GOAL :: Write out the material exactly. Do not include the pictures.

SUPPLIED DATA ::
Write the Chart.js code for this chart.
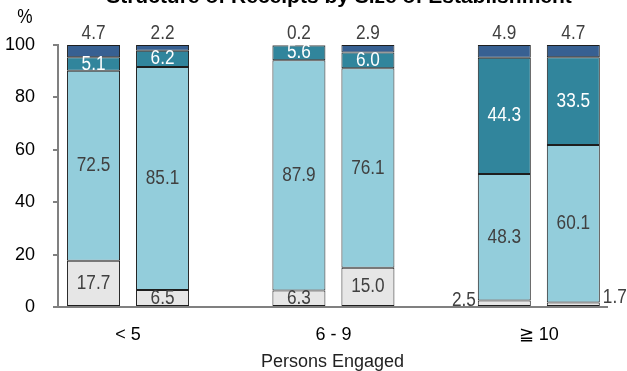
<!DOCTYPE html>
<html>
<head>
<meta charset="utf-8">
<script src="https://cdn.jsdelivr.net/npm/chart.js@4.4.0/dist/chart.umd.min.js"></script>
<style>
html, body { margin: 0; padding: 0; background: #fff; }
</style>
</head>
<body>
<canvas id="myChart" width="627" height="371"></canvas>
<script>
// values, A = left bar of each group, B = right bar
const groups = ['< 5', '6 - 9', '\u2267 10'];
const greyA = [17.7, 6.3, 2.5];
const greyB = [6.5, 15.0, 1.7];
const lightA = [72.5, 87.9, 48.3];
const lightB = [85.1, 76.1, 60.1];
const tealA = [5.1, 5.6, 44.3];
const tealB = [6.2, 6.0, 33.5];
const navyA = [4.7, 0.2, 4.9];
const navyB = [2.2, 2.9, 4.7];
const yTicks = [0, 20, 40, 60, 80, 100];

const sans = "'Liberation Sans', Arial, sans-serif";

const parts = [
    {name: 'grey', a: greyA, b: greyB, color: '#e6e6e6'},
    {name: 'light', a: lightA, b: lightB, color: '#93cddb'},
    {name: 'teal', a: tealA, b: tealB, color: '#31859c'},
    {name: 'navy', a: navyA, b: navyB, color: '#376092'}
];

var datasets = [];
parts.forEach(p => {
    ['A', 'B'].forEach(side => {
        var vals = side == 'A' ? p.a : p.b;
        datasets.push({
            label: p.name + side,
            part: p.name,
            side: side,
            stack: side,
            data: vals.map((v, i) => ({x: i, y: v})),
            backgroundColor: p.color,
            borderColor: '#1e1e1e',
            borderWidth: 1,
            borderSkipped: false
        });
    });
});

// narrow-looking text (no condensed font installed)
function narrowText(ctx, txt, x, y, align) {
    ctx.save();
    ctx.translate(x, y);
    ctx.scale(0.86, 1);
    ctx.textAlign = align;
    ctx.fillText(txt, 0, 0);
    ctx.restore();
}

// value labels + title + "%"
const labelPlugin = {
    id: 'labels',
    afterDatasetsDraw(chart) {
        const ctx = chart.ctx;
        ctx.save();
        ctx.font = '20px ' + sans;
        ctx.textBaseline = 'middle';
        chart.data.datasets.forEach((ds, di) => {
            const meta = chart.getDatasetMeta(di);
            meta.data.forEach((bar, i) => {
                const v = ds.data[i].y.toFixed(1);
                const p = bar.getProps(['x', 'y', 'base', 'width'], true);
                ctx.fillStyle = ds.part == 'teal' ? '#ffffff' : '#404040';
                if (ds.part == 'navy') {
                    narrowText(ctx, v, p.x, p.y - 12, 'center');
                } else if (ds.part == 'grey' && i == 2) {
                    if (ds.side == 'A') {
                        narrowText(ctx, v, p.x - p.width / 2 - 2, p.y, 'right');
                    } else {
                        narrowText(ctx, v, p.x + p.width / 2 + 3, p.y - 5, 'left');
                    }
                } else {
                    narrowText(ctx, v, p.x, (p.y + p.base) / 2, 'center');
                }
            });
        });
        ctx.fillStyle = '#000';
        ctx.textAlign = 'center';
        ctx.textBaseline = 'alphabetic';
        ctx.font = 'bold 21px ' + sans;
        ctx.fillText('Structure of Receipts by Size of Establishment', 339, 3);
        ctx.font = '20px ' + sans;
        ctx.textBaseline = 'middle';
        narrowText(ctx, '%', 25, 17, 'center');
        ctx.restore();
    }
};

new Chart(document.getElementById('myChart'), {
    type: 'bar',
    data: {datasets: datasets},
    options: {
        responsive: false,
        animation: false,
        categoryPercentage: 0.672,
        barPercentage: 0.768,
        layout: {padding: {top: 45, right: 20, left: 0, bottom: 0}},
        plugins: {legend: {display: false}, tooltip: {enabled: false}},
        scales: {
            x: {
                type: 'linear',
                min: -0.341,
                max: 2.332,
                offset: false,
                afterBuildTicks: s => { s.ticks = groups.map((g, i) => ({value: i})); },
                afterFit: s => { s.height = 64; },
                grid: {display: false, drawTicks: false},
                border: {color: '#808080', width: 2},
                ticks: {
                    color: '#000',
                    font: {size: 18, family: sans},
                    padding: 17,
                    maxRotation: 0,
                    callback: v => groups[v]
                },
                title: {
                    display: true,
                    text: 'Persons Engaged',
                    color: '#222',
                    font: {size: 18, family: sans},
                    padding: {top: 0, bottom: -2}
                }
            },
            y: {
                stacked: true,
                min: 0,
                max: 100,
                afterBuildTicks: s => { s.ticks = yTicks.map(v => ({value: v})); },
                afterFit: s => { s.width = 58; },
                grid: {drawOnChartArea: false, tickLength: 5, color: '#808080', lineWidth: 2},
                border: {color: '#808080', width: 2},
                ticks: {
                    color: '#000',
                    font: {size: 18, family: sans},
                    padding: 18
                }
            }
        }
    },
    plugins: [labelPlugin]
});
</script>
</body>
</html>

ANSWER TO THIS EXERCISE ::
Write the Chart.js code for this chart.
<!DOCTYPE html>
<html>
<head>
<meta charset="utf-8">
<script src="https://cdn.jsdelivr.net/npm/chart.js@4.4.0/dist/chart.umd.min.js"></script>
<style>
html, body { margin: 0; padding: 0; background: #fff; }
</style>
</head>
<body>
<canvas id="myChart" width="627" height="371"></canvas>
<script>
// values, A = left bar of each group, B = right bar
const groups = ['< 5', '6 - 9', '\u2267 10'];
const greyA = [17.7, 6.3, 2.5];
const greyB = [6.5, 15.0, 1.7];
const lightA = [72.5, 87.9, 48.3];
const lightB = [85.1, 76.1, 60.1];
const tealA = [5.1, 5.6, 44.3];
const tealB = [6.2, 6.0, 33.5];
const navyA = [4.7, 0.2, 4.9];
const navyB = [2.2, 2.9, 4.7];
const yTicks = [0, 20, 40, 60, 80, 100];

const sans = "'Liberation Sans', Arial, sans-serif";

const parts = [
    {name: 'grey', a: greyA, b: greyB, color: '#e6e6e6'},
    {name: 'light', a: lightA, b: lightB, color: '#93cddb'},
    {name: 'teal', a: tealA, b: tealB, color: '#31859c'},
    {name: 'navy', a: navyA, b: navyB, color: '#376092'}
];

var datasets = [];
parts.forEach(p => {
    ['A', 'B'].forEach(side => {
        var vals = side == 'A' ? p.a : p.b;
        datasets.push({
            label: p.name + side,
            part: p.name,
            side: side,
            stack: side,
            data: vals.map((v, i) => ({x: i, y: v})),
            backgroundColor: p.color,
            borderColor: '#1e1e1e',
            borderWidth: 1,
            borderSkipped: false
        });
    });
});

// narrow-looking text (no condensed font installed)
function narrowText(ctx, txt, x, y, align) {
    ctx.save();
    ctx.translate(x, y);
    ctx.scale(0.86, 1);
    ctx.textAlign = align;
    ctx.fillText(txt, 0, 0);
    ctx.restore();
}

// value labels + title + "%"
const labelPlugin = {
    id: 'labels',
    afterDatasetsDraw(chart) {
        const ctx = chart.ctx;
        ctx.save();
        ctx.font = '20px ' + sans;
        ctx.textBaseline = 'middle';
        chart.data.datasets.forEach((ds, di) => {
            const meta = chart.getDatasetMeta(di);
            meta.data.forEach((bar, i) => {
                const v = ds.data[i].y.toFixed(1);
                const p = bar.getProps(['x', 'y', 'base', 'width'], true);
                ctx.fillStyle = ds.part == 'teal' ? '#ffffff' : '#404040';
                if (ds.part == 'navy') {
                    narrowText(ctx, v, p.x, p.y - 12, 'center');
                } else if (ds.part == 'grey' && i == 2) {
                    if (ds.side == 'A') {
                        narrowText(ctx, v, p.x - p.width / 2 - 2, p.y, 'right');
                    } else {
                        narrowText(ctx, v, p.x + p.width / 2 + 3, p.y - 5, 'left');
                    }
                } else {
                    narrowText(ctx, v, p.x, (p.y + p.base) / 2, 'center');
                }
            });
        });
        ctx.fillStyle = '#000';
        ctx.textAlign = 'center';
        ctx.textBaseline = 'alphabetic';
        ctx.font = 'bold 21px ' + sans;
        ctx.fillText('Structure of Receipts by Size of Establishment', 339, 3);
        ctx.font = '20px ' + sans;
        ctx.textBaseline = 'middle';
        narrowText(ctx, '%', 25, 17, 'center');
        ctx.restore();
    }
};

new Chart(document.getElementById('myChart'), {
    type: 'bar',
    data: {datasets: datasets},
    options: {
        responsive: false,
        animation: false,
        categoryPercentage: 0.672,
        barPercentage: 0.768,
        layout: {padding: {top: 45, right: 20, left: 0, bottom: 0}},
        plugins: {legend: {display: false}, tooltip: {enabled: false}},
        scales: {
            x: {
                type: 'linear',
                min: -0.341,
                max: 2.332,
                offset: false,
                afterBuildTicks: s => { s.ticks = groups.map((g, i) => ({value: i})); },
                afterFit: s => { s.height = 64; },
                grid: {display: false, drawTicks: false},
                border: {color: '#808080', width: 2},
                ticks: {
                    color: '#000',
                    font: {size: 18, family: sans},
                    padding: 17,
                    maxRotation: 0,
                    callback: v => groups[v]
                },
                title: {
                    display: true,
                    text: 'Persons Engaged',
                    color: '#222',
                    font: {size: 18, family: sans},
                    padding: {top: 0, bottom: -2}
                }
            },
            y: {
                stacked: true,
                min: 0,
                max: 100,
                afterBuildTicks: s => { s.ticks = yTicks.map(v => ({value: v})); },
                afterFit: s => { s.width = 58; },
                grid: {drawOnChartArea: false, tickLength: 5, color: '#808080', lineWidth: 2},
                border: {color: '#808080', width: 2},
                ticks: {
                    color: '#000',
                    font: {size: 18, family: sans},
                    padding: 18
                }
            }
        }
    },
    plugins: [labelPlugin]
});
</script>
</body>
</html>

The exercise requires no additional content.